(obra de Marc Chagall)
Um desabafo não sai de meus pensamentos. Uma amiga, que também é professora, manifestou um profundo descontentamento acerca do cotidiano do professor. “Estou cansada demais”, disse, olhando-me com olhos fundos de súplica. No dia seguinte, em uma aula, um estudante de 21 anos, que também já se sentia cansado demais pela caminhada da vida, manifestou a angústia pela frustração de não conseguir dar conta das tarefas diárias, muito menos das acadêmicas. “Não dá tempo professora, é muita pressão”.
O sentimento de opressão é comum em nossos tempos. A sensação é de perda constante, de um tempo que escorre, sempre a fugir de nossa busca. Ter tempo hoje parece ser coisa rara, de quem possui privilégios. Estranhos tempos. Nesse rumo, há alguns dias li um texto de outra amiga professora, mais um conjunto de palavras casadas com o cansaço. Ela argumentava sobre a quantidade de metas a cumprir, de produção acadêmica para caber em estatística. Em um momento indaga: “Qual o tempo do livre pensador”?
Eu, aproveitando a preciosidade dos tempos raros, já que também sofro com imposições e cansaços, busco socorro na poesia como estratégia de desencaixe das normas impostas.

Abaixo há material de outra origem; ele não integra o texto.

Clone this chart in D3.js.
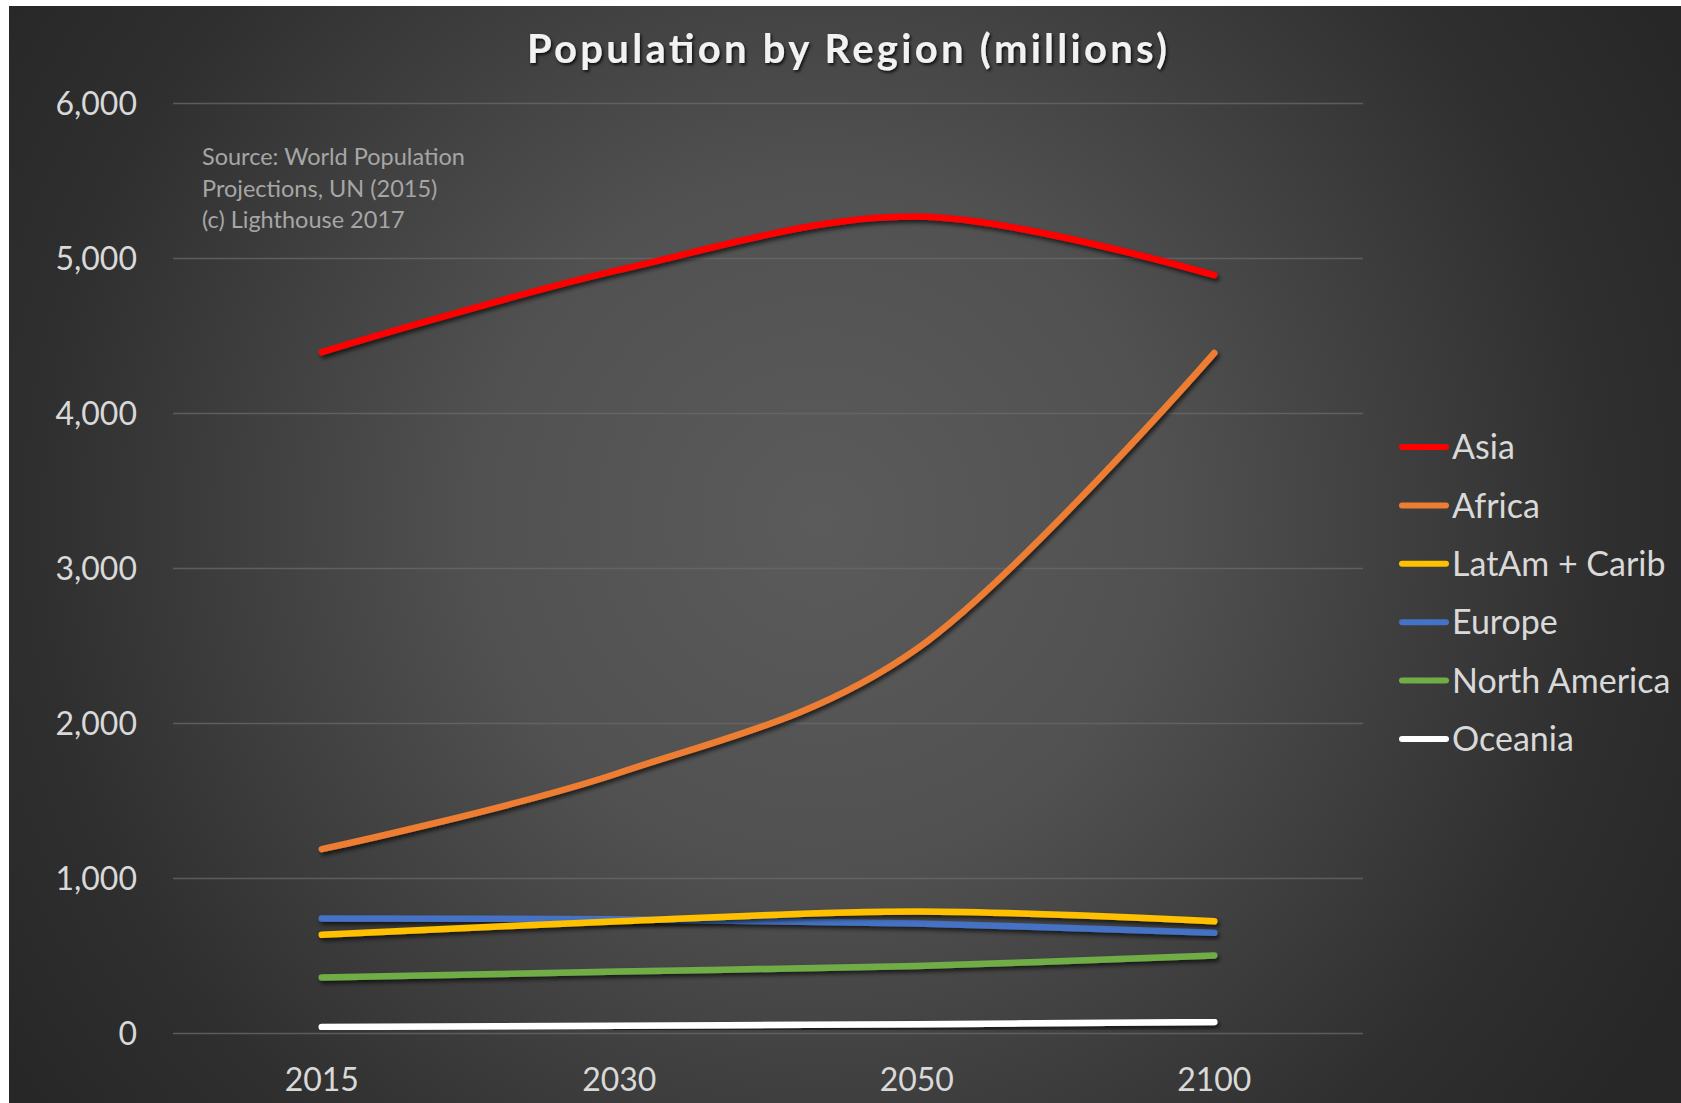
<!DOCTYPE html>
<html>
<head>
<meta charset="utf-8">
<script src="https://cdn.jsdelivr.net/npm/d3@7"></script>
<style>
html,body{margin:0;padding:0;background:#fff;overflow:hidden;}
svg{display:block;}
</style>
</head>
<body>
<svg id="chart" width="1681" height="1103"></svg>
<script>
const categories = ["2015", "2030", "2050", "2100"];
const seriesNames = ["Asia", "Africa", "LatAm + Carib", "Europe", "North America", "Oceania"];
const asia = [4393, 4923, 5267, 4889];
const africa = [1186, 1679, 2478, 4387];
const latam = [634, 721, 784, 721];
const europe = [738, 734, 707, 646];
const northAmerica = [358, 396, 433, 500];
const oceania = [39, 47, 57, 71];
const seriesColors = ["#ff0000", "#ed7d31", "#ffc000", "#4472c4", "#70ad47", "#ffffff"];
const yTicks = [0, 1000, 2000, 3000, 4000, 5000, 6000];
const titleText = "Population by Region (millions)";
const sourceLines = ["Source: World Population", "Projections, UN (2015)", "(c) Lighthouse 2017"];

const seriesValues = [asia, africa, latam, europe, northAmerica, oceania];
const series = seriesNames.map((n, i) => ({name: n, values: seriesValues[i], color: seriesColors[i]}));

const svg = d3.select("#chart");
const defs = svg.append("defs");

const grad = defs.append("radialGradient").attr("id", "bg")
  .attr("gradientUnits", "userSpaceOnUse")
  .attr("cx", 820).attr("cy", 520).attr("r", 980);
grad.append("stop").attr("offset", "0").attr("stop-color", "#5b5b5b");
grad.append("stop").attr("offset", "0.35").attr("stop-color", "#515151");
grad.append("stop").attr("offset", "0.8").attr("stop-color", "#2f2f2f");
grad.append("stop").attr("offset", "1").attr("stop-color", "#272727");

const sh = defs.append("filter").attr("id", "shadow").attr("x", "-10%").attr("y", "-50%").attr("width", "120%").attr("height", "200%");
sh.append("feDropShadow").attr("dx", 2).attr("dy", 3).attr("stdDeviation", 2)
  .attr("flood-color", "#000").attr("flood-opacity", 0.65);

const tsh = defs.append("filter").attr("id", "tshadow");
tsh.append("feDropShadow").attr("dx", 1.5).attr("dy", 2).attr("stdDeviation", 1.5)
  .attr("flood-color", "#000").attr("flood-opacity", 0.8);

svg.append("rect").attr("x", 9).attr("y", 6).attr("width", 1672).attr("height", 1097).attr("fill", "url(#bg)");

const plot = {left: 173, right: 1363, top: 103, bottom: 1033};

const x = d3.scaleBand().domain(categories).range([plot.left, plot.right]).padding(0);
const y = d3.scaleLinear().domain([0, 6000]).range([plot.bottom, plot.top]);
const xc = c => x(c) + x.bandwidth() / 2;

// gridlines + y labels
const yAxis = d3.axisLeft(y).tickValues(yTicks).tickFormat(d3.format(",")).tickSize(-(plot.right - plot.left)).tickPadding(36);
const ya = svg.append("g").attr("transform", `translate(${plot.left},0)`).call(yAxis);
ya.select(".domain").remove();
ya.selectAll(".tick line").attr("stroke", "#6a6a6a").attr("stroke-opacity", 0.75).attr("stroke-width", 1.3);
ya.selectAll(".tick text").attr("fill", "#d9d9d9").attr("font-family", "Lato, 'Open Sans', sans-serif")
  .attr("font-size", 32).attr("dy", "0.36em");

// x labels
const xAxis = d3.axisBottom(x).tickSize(0).tickPadding(0);
const xa = svg.append("g").attr("transform", `translate(0,${plot.bottom})`).call(xAxis);
xa.select(".domain").remove();
xa.selectAll(".tick text").attr("fill", "#d9d9d9").attr("font-family", "Lato, 'Open Sans', sans-serif")
  .attr("font-size", 32).attr("dy", 0).attr("y", 58);

// lines
const line = d3.line().x((d, i) => xc(categories[i])).y(d => y(d)).curve(d3.curveCardinal.tension(0));
svg.append("g").selectAll("path").data(series.slice().reverse()).join("path")
  .attr("d", d => line(d.values))
  .attr("fill", "none").attr("stroke", d => d.color).attr("stroke-width", 6.5)
  .attr("stroke-linecap", "round").attr("stroke-linejoin", "round")
  .attr("filter", "url(#shadow)");

// title
svg.append("text").attr("x", 847).attr("y", 63).attr("text-anchor", "middle")
  .attr("font-family", "Lato, sans-serif").attr("font-weight", "bold").attr("font-size", 40)
  .attr("fill", "#f2f2f2").attr("filter", "url(#tshadow)")
  .attr("textLength", 640).attr("lengthAdjust", "spacing")
  .text(titleText);

// source note
svg.append("g").selectAll("text").data(sourceLines).join("text")
  .attr("x", 202).attr("y", (d, i) => 165 + i * 31.5)
  .attr("font-family", "Lato, sans-serif").attr("font-size", 23.5).attr("fill", "#a6a6a6")
  .text(d => d);

// legend
const leg = svg.append("g");
const ly = d3.scalePoint().domain(seriesNames).range([447, 739]);
const items = leg.selectAll("g").data(series).join("g").attr("transform", d => `translate(0,${ly(d.name)})`);
items.append("line").attr("x1", 1402).attr("x2", 1446).attr("y1", 0).attr("y2", 0)
  .attr("stroke", d => d.color).attr("stroke-width", 6).attr("stroke-linecap", "round");
items.append("text").attr("x", 1452).attr("y", 0).attr("dy", "0.36em")
  .attr("font-family", "Lato, sans-serif").attr("font-size", 34).attr("fill", "#d9d9d9")
  .text(d => d.name);
</script>
</body>
</html>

Rota de fuga da angustiante realidade tributada aos humanos-máquina, os escritos poéticos abrem janelas para o fluxo de novos ares. Afetados por esse respirar diferente, a sensação de não ter possibilidades de escolha aos poucos se desfaz. Outros caminhos são abertos e das metas passamos ao fantástico reino das metáforas.

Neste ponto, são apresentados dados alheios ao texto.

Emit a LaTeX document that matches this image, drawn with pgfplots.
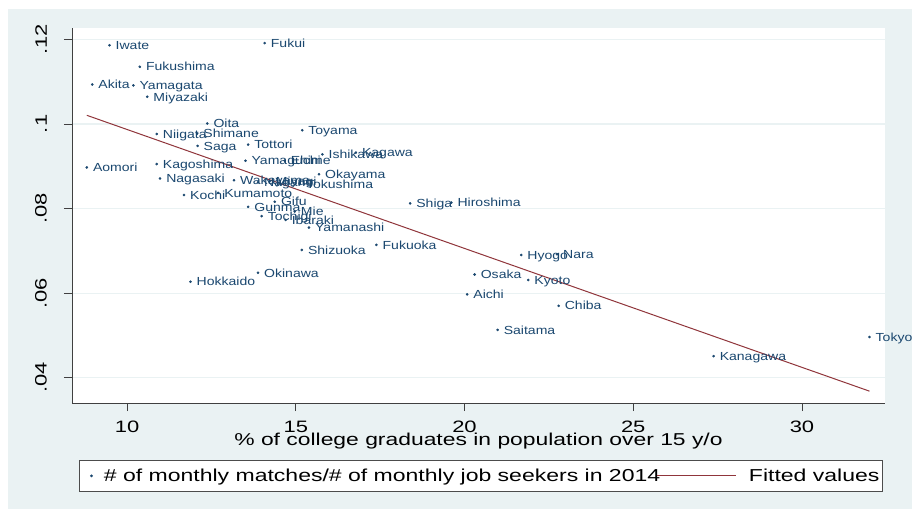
\documentclass[border=0pt]{standalone}
\usepackage{pgfplots}
\pgfplotsset{compat=1.18}
\usepackage{pgfplotstable}
\usepackage{fontspec}
\setmainfont{Liberation Sans}[FakeStretch=1.33]
\newfontfamily\labelfont{Liberation Sans}[FakeStretch=1.2]
\definecolor{stbg}{RGB}{234,242,243}
\definecolor{stnavy}{RGB}{26,71,111}
\definecolor{stmaroon}{RGB}{144,53,59}
\pgfplotstableread{
x y name
9.48 0.1186 Iwate
14.08 0.1191 Fukui
10.38 0.1135 Fukushima
8.97 0.1093 Akita
10.19 0.1091 Yamagata
10.60 0.1064 Miyazaki
12.38 0.1001 Oita
10.88 0.0976 Niigata
12.08 0.0977 Shimane
12.09 0.0948 Saga
13.59 0.0951 Tottori
15.19 0.0985 Toyama
8.81 0.0897 Aomori
10.88 0.0905 Kagoshima
10.98 0.0871 Nagasaki
11.69 0.0832 Kochi
12.70 0.0837 Kumamoto
13.51 0.0913 Yamaguchi
14.67 0.0913 Ehime
15.79 0.0928 Ishikawa
16.78 0.0932 Kagawa
15.69 0.0881 Okayama
15.12 0.0858 Tokushima
13.17 0.0867 Wakayama
13.88 0.0862 Nagano
14.23 0.0865 Miyagi
14.38 0.0816 Gifu
13.59 0.0804 Gunma
14.97 0.0793 Mie
13.99 0.0782 Tochigi
14.70 0.0773 Ibaraki
15.39 0.0755 Yamanashi
15.18 0.0702 Shizuoka
17.39 0.0714 Fukuoka
18.39 0.0812 Shiga
19.61 0.0814 Hiroshima
13.88 0.0648 Okinawa
11.88 0.0627 Hokkaido
21.68 0.0690 Hyogo
22.74 0.0692 Nara
20.30 0.0644 Osaka
21.89 0.0631 Kyoto
20.08 0.0597 Aichi
22.79 0.0570 Chiba
20.98 0.0513 Saitama
27.38 0.0451 Kanagawa
32.00 0.0496 Tokyo
}\prefdata
\begin{document}
\begin{tikzpicture}
\useasboundingbox (-72pt,-106pt) rectangle (840pt,403pt);
\clip (-72pt,-106pt) rectangle (840pt,403pt);
\fill[white] (-72pt,-106pt) rectangle (840pt,403pt);
\fill[stbg] (-64pt,-106pt) rectangle (840pt,394pt);
\begin{axis}[
  at={(0pt,0pt)}, anchor=south west,
  scale only axis, width=813pt, height=375pt,
  xmin=8.37, xmax=32.46, ymin=0.03402, ymax=0.12267,
  axis x line*=bottom, axis y line*=left,
  axis line style={black!75, line width=0.8pt},
  tick align=outside, major tick length=8pt,
  tick style={black!75, line width=0.8pt},
  xtick={10,15,20,25,30}, xticklabels={10,15,20,25,30},
  ytick={0.04,0.06,0.08,0.1,0.12}, yticklabels={.04,.06,.08,.1,.12},
  ticklabel style={font=\fontsize{16.5}{19}\selectfont, inner sep=0pt},
  yticklabel style={rotate=90, anchor=south},
  xticklabel style={anchor=north},
  yticklabel shift=17pt,
  xticklabel shift=9.5pt,
  ymajorgrids, grid style={stbg, line width=1.2pt},
  axis background/.style={fill=white},
  xlabel={\% of college graduates in population over 15 y/o},
  xlabel style={at={(axis description cs:0.5,-0.112)}, anchor=base, font=\fontsize{17.2}{20}\selectfont, inner sep=0pt},
  clip=false,
  legend columns=2,
  legend style={at={(axis description cs:0.0086,-0.152)}, anchor=north west,
    draw=black!70, line width=0.8pt, fill=white, inner xsep=3pt, inner ysep=8.5pt,
    column sep=0pt, font=\fontsize{17.3}{20}\selectfont, nodes={inner sep=0pt}},
]
\addplot[only marks, mark=*, mark size=1.1pt, color=stnavy,
  point meta=explicit symbolic,
  nodes near coords,
  nodes near coords style={anchor=base west, xshift=6pt, yshift=-4.2pt, inner sep=0pt, text=stnavy, font=\labelfont\fontsize{11.7}{14}\selectfont},
  legend image code/.code={\fill[stnavy] (0pt,0pt) circle (1pt); \path (-8.7pt,0pt) (12pt,0pt);}
] table[x=x, y=y, meta=name] {\prefdata};
\addlegendentry{\# of monthly matches/\# of monthly job seekers in 2014}
\addplot[stmaroon, line width=1pt, no marks,
  legend image code/.code={\draw[overlay, stmaroon, line width=1pt] (-4pt,0pt) -- (75pt,0pt); \path (0pt,0pt) (87.7pt,0pt);}
] coordinates {(8.81,0.10203) (32.00,0.03682)};
\addlegendentry{Fitted values}
\end{axis}
\end{tikzpicture}
\end{document}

Existe um poema de Gilberto Gil que recebe este título, “Metáfora”. “Uma lata existe para conter algo, mas quando o poeta diz: “Lata” pode estar querendo dizer o incontível. Uma meta existe para ser um alvo. Mas quando o poeta diz: “Meta” pode estar querendo dizer o inatingível (...)”

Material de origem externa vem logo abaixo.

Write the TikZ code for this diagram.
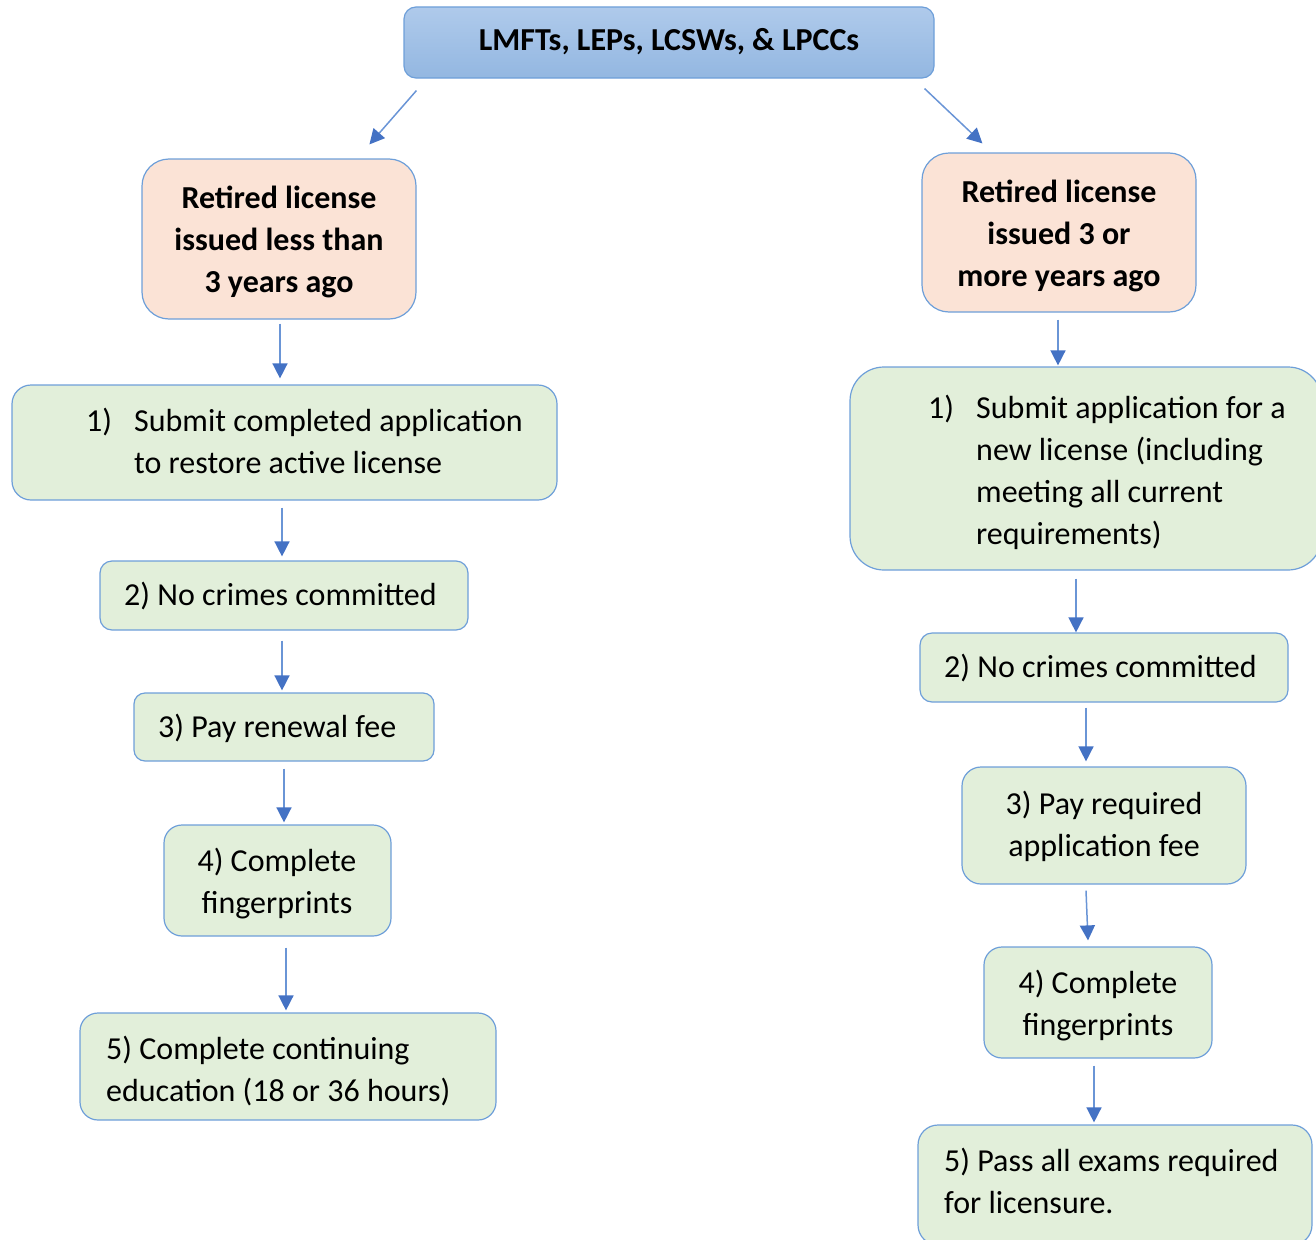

Penso sempre nessa vida nossa de todos os dias com mais metáforas do que metas. Recheadas com as palavras dos poetas, esses seres que transformam as metas diárias em metáforas ampliando as possibilidades do viver. Poetas que sabem fazer com a lata o que ninguém faz: nelas cabe o incabível.
Ana Valeska Maia Magalhães
(texto publicado no jornal O Povo, edição de 25 de março de 2013)
Um comentário:
Na celeridade da pós-modernidade, o indivíduo é negado em favorecimento do sistema mercantil-utilitarista, censurando o tempo livre, incutindo a culpa do não laborar... Mas quando o indivíduo se desafoga das responsabilidades e pode se deleitar no tempo livre, o que se configura, muitas vezes, não é o imergir nas reflexões e questionamentos, não é o ócio filosófico, mas o entorpecimento.